Add dt to system arguments

[ilja.j.honkonen@…]

A popular algorithm for calculating the change in velocity of a charged particle in a magnetic field (1) requires the length of the time step while integrating (dx/dt := f(x,t,dt)) and cannot be used with odeint as far as I could tell so I suggest modifying the definition of system from sys( x , dxdt , t ) to sys( x , dxdt , t , dt ). Some enable_if magic should allow all existing code using the current API to work.

(1) Equations 25 and 26 in (h)ttp://www.dtic.mil/dtic/tr/fulltext/u2/a023511.pdf

[karsten]

This sound interesting.

I had a look at the paper you mention. If one implements a solver as described in Eq 25 and Eq 26 one could easily pass the step size to the system function. The requirements of such solver on the system function is then different than for the usual RK steppers and it might require a system in the form sys( x , dxdt , t , dt ).

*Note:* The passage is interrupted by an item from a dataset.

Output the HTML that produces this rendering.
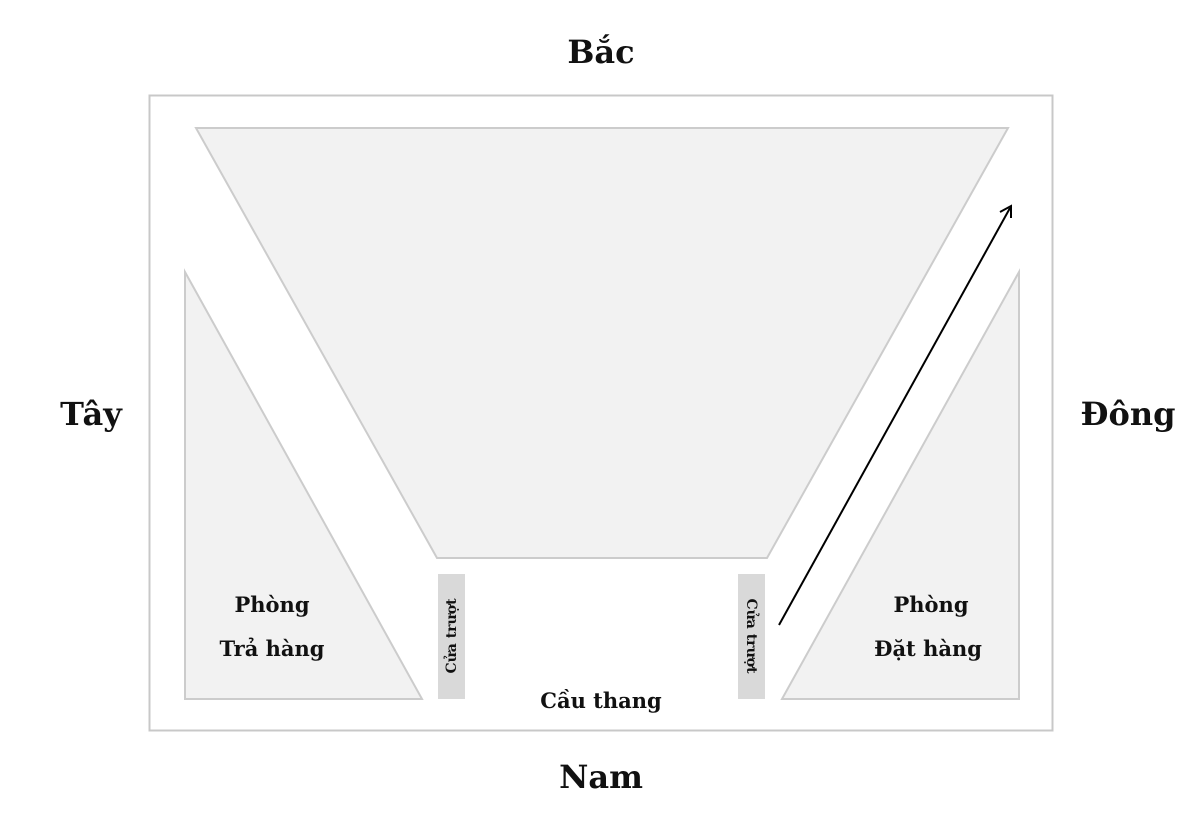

But I am not sure if it make sense to add dt to the Runge-Kutta steppers. For example, for the classical RK4, one time step is calculated from 4 individual Euler steps each with a different step size. Do you think it is possible to use your suggestion with Runge Kutta methods?

[ilja.j.honkonen@…]

Do you think it is possible to use your suggestion with Runge Kutta methods?

Should be possible as eqs 25 and 26 only present the accelerator. Instead of (h)ttps://github.com/nasailja/pamhd/blob/master/tests/particle/odeint.cpp#L70 the acceleration step would be (h)ttps://github.com/nasailja/pamhd/blob/master/source/particle/solve.hpp#L79 Currently the problem is that the former using rkf78 allows long steps but still conserves particle energy worse than the latter with any step size while the latter requires very short steps in order to get a reasonable particle trajectory.

I thought about this a bit more and basically at the moment odeint assumes that there is a linear relation between time step and the resulting change but I guess there are many cases where this doesn't hold. One that came to mind is corner transport when solving the advection equation in multiple dimensions. First hit on google has a nice picture (6.2): (h)ttp://ocw.mit.edu/courses/earth-atmospheric-and-planetary-sciences/12-950-atmospheric-and-oceanic-modeling-spring-2004/lecture-notes/lec10.pdf In that case it might not be too difficult to come up with a dt-less solver but with more dimensions and complex geometries that will quickly become not worth the trouble.